Sanzioni conservative

...e divieto di applicazione analogica

Sul divieto di applicazione analogica delle sanzioni conservative

Con sentenza n. 14500 del 28 maggio 2019, la Suprema Corte di Cassazione ha enunciato il seguente principio di diritto: “non può dirsi consentito al giudice, in presenza di una condotta accertata che non rientri in una di quelle descritte dai contratti collettivi ovvero dai codici disciplinari come punibili con sanzione conservativa, applicare la tutela reintegratoria operando una estensione non consentita, per le ragioni suesposte, al caso non previsto sul presupposto del ritenuto pari disvalore disciplinare”.
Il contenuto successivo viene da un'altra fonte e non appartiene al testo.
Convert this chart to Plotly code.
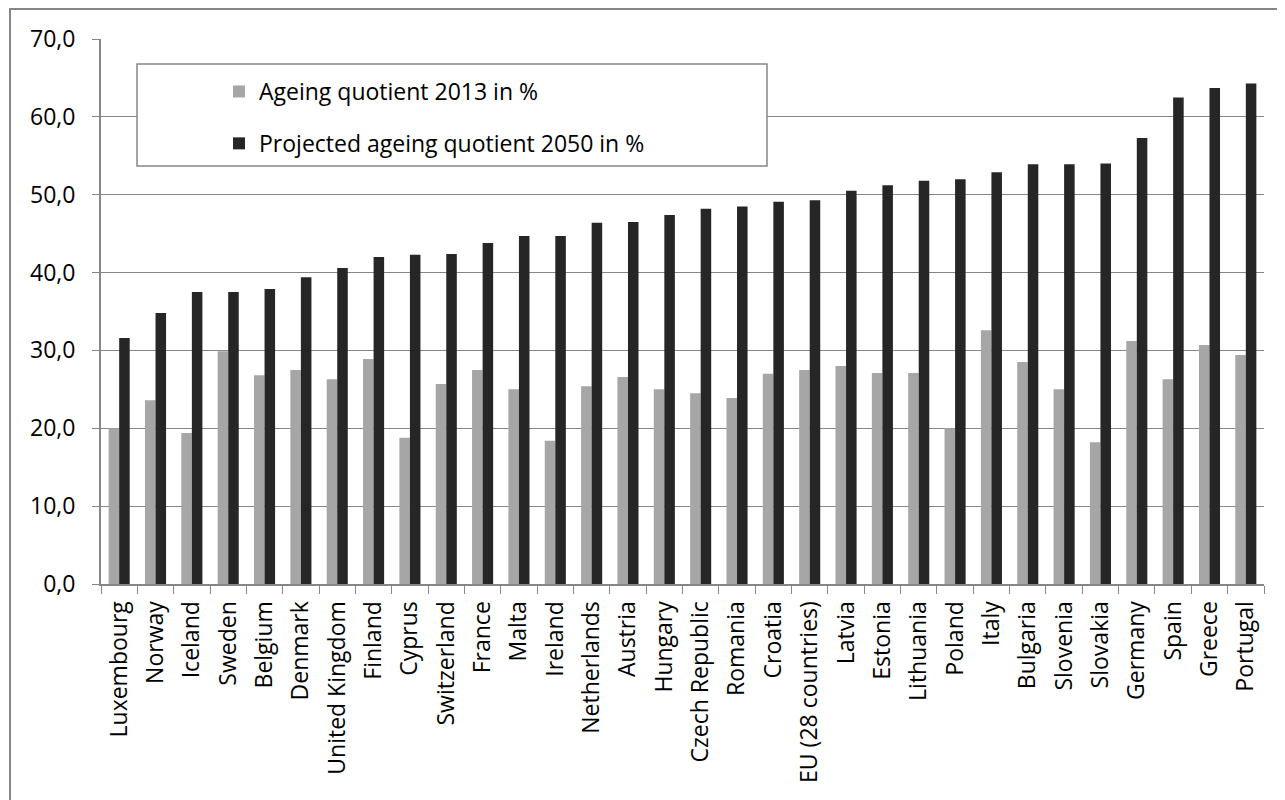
import plotly.graph_objects as go

countries = ["Luxembourg", "Norway", "Iceland", "Sweden", "Belgium", "Denmark",
             "United Kingdom", "Finland", "Cyprus", "Switzerland", "France", "Malta",
             "Ireland", "Netherlands", "Austria", "Hungary", "Czech Republic", "Romania",
             "Croatia", "EU (28 countries)", "Latvia", "Estonia", "Lithuania", "Poland",
             "Italy", "Bulgaria", "Slovenia", "Slovakia", "Germany", "Spain", "Greece",
             "Portugal"]

ageing_2013 = [20.0, 23.6, 19.4, 29.9, 26.8, 27.5, 26.3, 28.9, 18.8, 25.7, 27.5, 25.0,
               18.4, 25.4, 26.6, 25.0, 24.5, 23.9, 27.0, 27.5, 28.0, 27.1, 27.1, 20.0,
               32.6, 28.5, 25.0, 18.2, 31.2, 26.3, 30.7, 29.4]

ageing_2050 = [31.6, 34.8, 37.5, 37.5, 37.9, 39.4, 40.6, 42.0, 42.3, 42.4, 43.8, 44.7,
               44.7, 46.4, 46.5, 47.4, 48.2, 48.5, 49.1, 49.3, 50.5, 51.2, 51.8, 52.0,
               52.9, 53.9, 53.9, 54.0, 57.3, 62.5, 63.7, 64.3]

series_names = ["Ageing quotient 2013 in %", "Projected ageing quotient 2050 in %"]

FONT = "Open Sans"
GRID = "#868686"

fig = go.Figure()
fig.add_trace(go.Bar(x=countries, y=ageing_2013, name=series_names[0],
                     marker=dict(color="#a6a6a6", line=dict(width=0)),
                     legendgroup="a"))
fig.add_trace(go.Bar(x=countries, y=ageing_2050, name=series_names[1],
                     marker=dict(color="#262626", line=dict(width=0)),
                     legendgroup="b"))

# page is rendered with an 8px body margin
OFF = 8
W, H = 1285 - OFF, 800 - OFF
PL, PR, PT, PB = 101, 1264, 39, 584  # plot area in page pixels
L = PL - OFF
T = PT - OFF
R = (OFF + W) - PR
B = (OFF + H) - PB

def px(x):
    return (x - PL) / (PR - PL)

def py(y):
    return (PB - y) / (PB - PT)

fig.update_layout(
    width=W, height=H,
    margin=dict(l=L, r=R, t=T, b=B, pad=0),
    paper_bgcolor="white", plot_bgcolor="white",
    separators=",.",
    barmode="group", bargap=0.42, bargroupgap=0,
    font=dict(family=FONT, size=22, color="#000000"),
    showlegend=True,
    legend=dict(x=px(219), y=py(70), xanchor="left", yanchor="top",
                bgcolor="rgba(0,0,0,0)", borderwidth=0,
                font=dict(family=FONT, size=23, color="#000000"),
                tracegroupgap=19, traceorder="grouped"),
    shapes=[
        dict(type="rect", xref="paper", yref="paper",
             x0=px(10), x1=px(1300), y0=py(9), y1=py(820),
             line=dict(color=GRID, width=2), fillcolor="rgba(0,0,0,0)", layer="below"),
        dict(type="rect", xref="paper", yref="paper",
             x0=px(137), x1=px(767), y0=py(64), y1=py(166),
             line=dict(color=GRID, width=1.5), fillcolor="white", layer="above"),
    ],
)

fig.update_yaxes(range=[0, 70], dtick=10, tickformat=".1f",
                 showgrid=True, gridcolor=GRID, gridwidth=1.3,
                 showline=True, linecolor=GRID, linewidth=2,
                 ticks="outside", ticklen=7, tickcolor=GRID, tickwidth=1.3,
                 tickfont=dict(family=FONT, size=23, color="#000000"),
                 zeroline=False, ticklabelstandoff=12)

fig.update_xaxes(showline=True, linecolor=GRID, linewidth=2,
                 ticks="outside", ticklen=8, tickcolor=GRID, tickwidth=1.3,
                 tickson="boundaries", tickangle=-90,
                 tickfont=dict(family=FONT, size=23, color="#000000"),
                 showgrid=False, ticklabelstandoff=6)

fig.write_html("out.html")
Questo principio di diritto è stato enunciato in un caso in cui il fatto contestato aveva ad oggetto l’utilizzo, da parte di un lavoratore, di “espressioni di natura erotico-sessuale … per ben due volte … utilizzando anche i mezzi aziendali e … del tutto incurante di urtare la sensibilità e la sfera dei valori, in quanto persona ed in quanto donna, dell’unica collega di lavoro presente in quel momento con lui nell’ufficio comune”.

A propria difesa, il lavoratore deduceva che il fatto a lui contestato non integrava alcuna delle fattispecie punite con sanzione espulsivadovendo, per contro ed al più, ritenersi punibile solo con sanzione conservativa.

La tesi della Società, per come ricostruita dai Giudici di legittimità, era invece incentrata su ciò che “solo ove il fatto contestato e accertato sia espressamente contemplato da una previsione di fonte negoziale vincolante per il datore di lavoro, che tipizzi la condotta del lavoratore come punibile con sanzione conservativa, il licenziamento sarà … meritevole della tutela reintegratoria prevista dal comma 4 dell’art. 18 novellato”.

Ed è a tale tesi che la Corte territoriale aderiva, accertando – in riforma della pronuncia resa dal Giudice di prime cure – che “la vicenda, per la sua peculiarità, reiterazione ed unitarietà, per il tenore erotico-sessuale delle espressioni utilizzate, per il contestuale utilizzo dei mezzi aziendali, non si prest[a] ad essere segmentata ed incasellata in alcuna delle previsioni per le quali l’art. 39 C.C.N.L. di settore prevede mere sanzioni conservative”.

Tale accertamento è stato, infine, condiviso anche dalla Suprema Corte di Cassazione, la quale non ha peraltro mancato di richiamare il proprio precedente costituito dalla sentenza n. 12365 del 9 maggio 2019.

Con tale sentenza, infatti, era già stato rilevato che i comportamenti articolati, complessi e, dunque, qualitativamente differenti dal comportamento specificamente contemplato dalla contrattazione collettiva come punibile in via conservativa, non soggiacciono alla medesima sanzione.

A ben vedere, ciò che si ricava dalle suddette sentenze è che la libera interpretazione della scala valoriale utilizzata sovente per riempire di contenuto l’art. 2119 Cod. Civ. trova il suo limite invalicabile in quei “determinati comportamenti” per cui la contrattazione collettiva prevede, tassativamente, l’applicazione di una sanzione conservativa.

Ed è proprio l’elencazione tassativa di siffatti comportamenti ed ipotesi ad escludere qualsiasi loro “applicazione analogica” ex art. 1362 Cod. Civ. rispetto ad altre fattispecie, fermo restando che una siffatta interpretazione è, comunque, esclusa dal non costituire il contratto collettivo una “fonte di legge” (con conseguente inapplicabilità dell’art. 12 Disp. Prel. Cod. Civ.).